Call center employees for Canadian cable operator Rogers Communications have told the Canadian Broadcasting Company (CBC) that oppressive sales quotas are causing them to push products and services that customers often don’t need, or in some cases, don’t even know they’re getting.
"We're giving internet service to customers who actually do not have a computer,” said a CBC source identified as a Rogers employee working in a “major call center in Ottawa.”
"You're supposed to look at a customer's account and sell them cable, home phone, home security, a credit card—whatever is missing,” the employee added.
The accusations mirror those against some U.S. operators. CenturyLink, for example, was sued in Alabama last summer for overbilling customers, some of whom were surprised to see they had signed up for certain services upon reviewing their bills.
The Rogers employee told the CBC that he often doesn’t disclose $49.99 installation fees, $14.95 internet activation charges and $25 mobile phone activation hits, leaving it to the subscribers to find out about these charges when they peruse their monthly statements.
"Even customers who have home phone service, I say, 'How about I add a second line for your home phone and I'll give you a discount for your other product?' Which makes no sense,” the rep said.
"It feels really bad," he added. "But you have all this pressure on you. All your managers are around you, telling you to sell, sell, sell.”
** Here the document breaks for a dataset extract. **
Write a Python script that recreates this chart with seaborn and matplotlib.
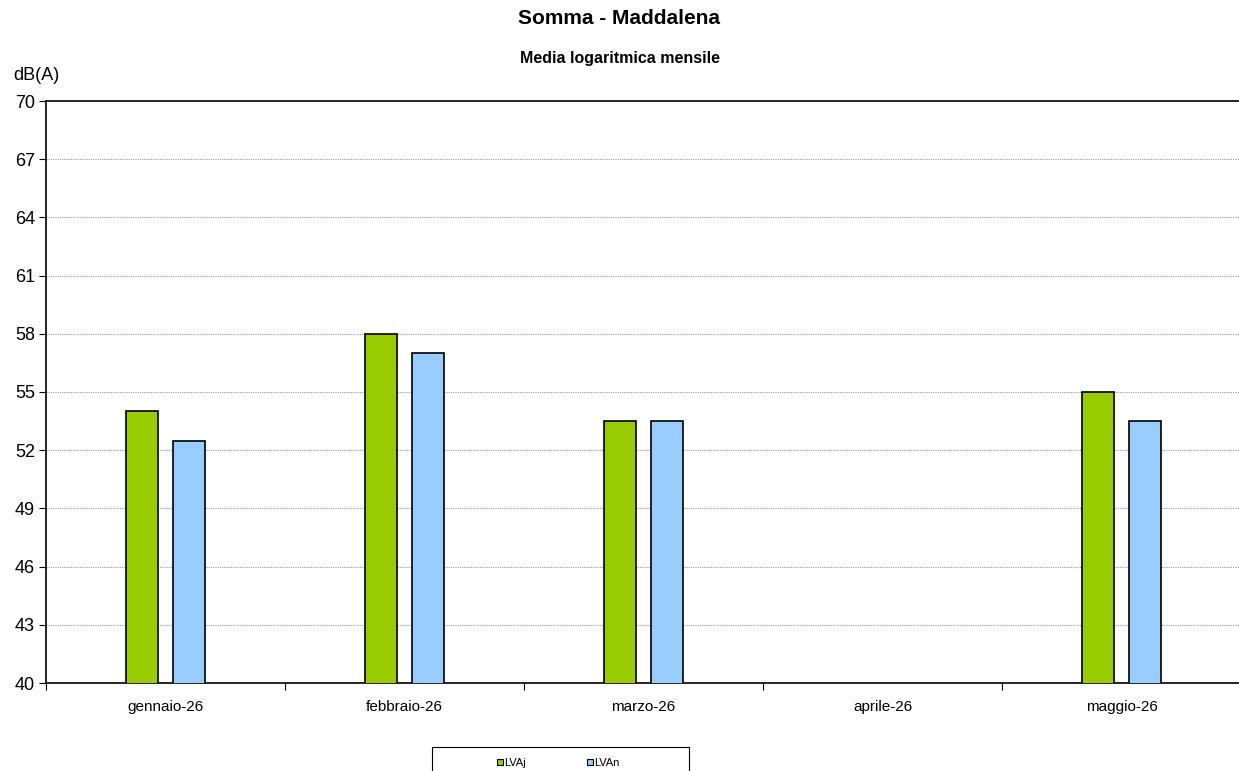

Responding to the allegations, Paula Lash, spokesperson for Rogers, told the CBC, "While we do not believe the concerns raised represent our values or sales practices, we take them very seriously and we will work with our team to respond to these concerns."
Similar accusations against Bell Canada, meanwhile, have spurred the Canadian Radio Television Commission, the country’s FCC equivalent, to launch an investigation into the operator’s sales practices.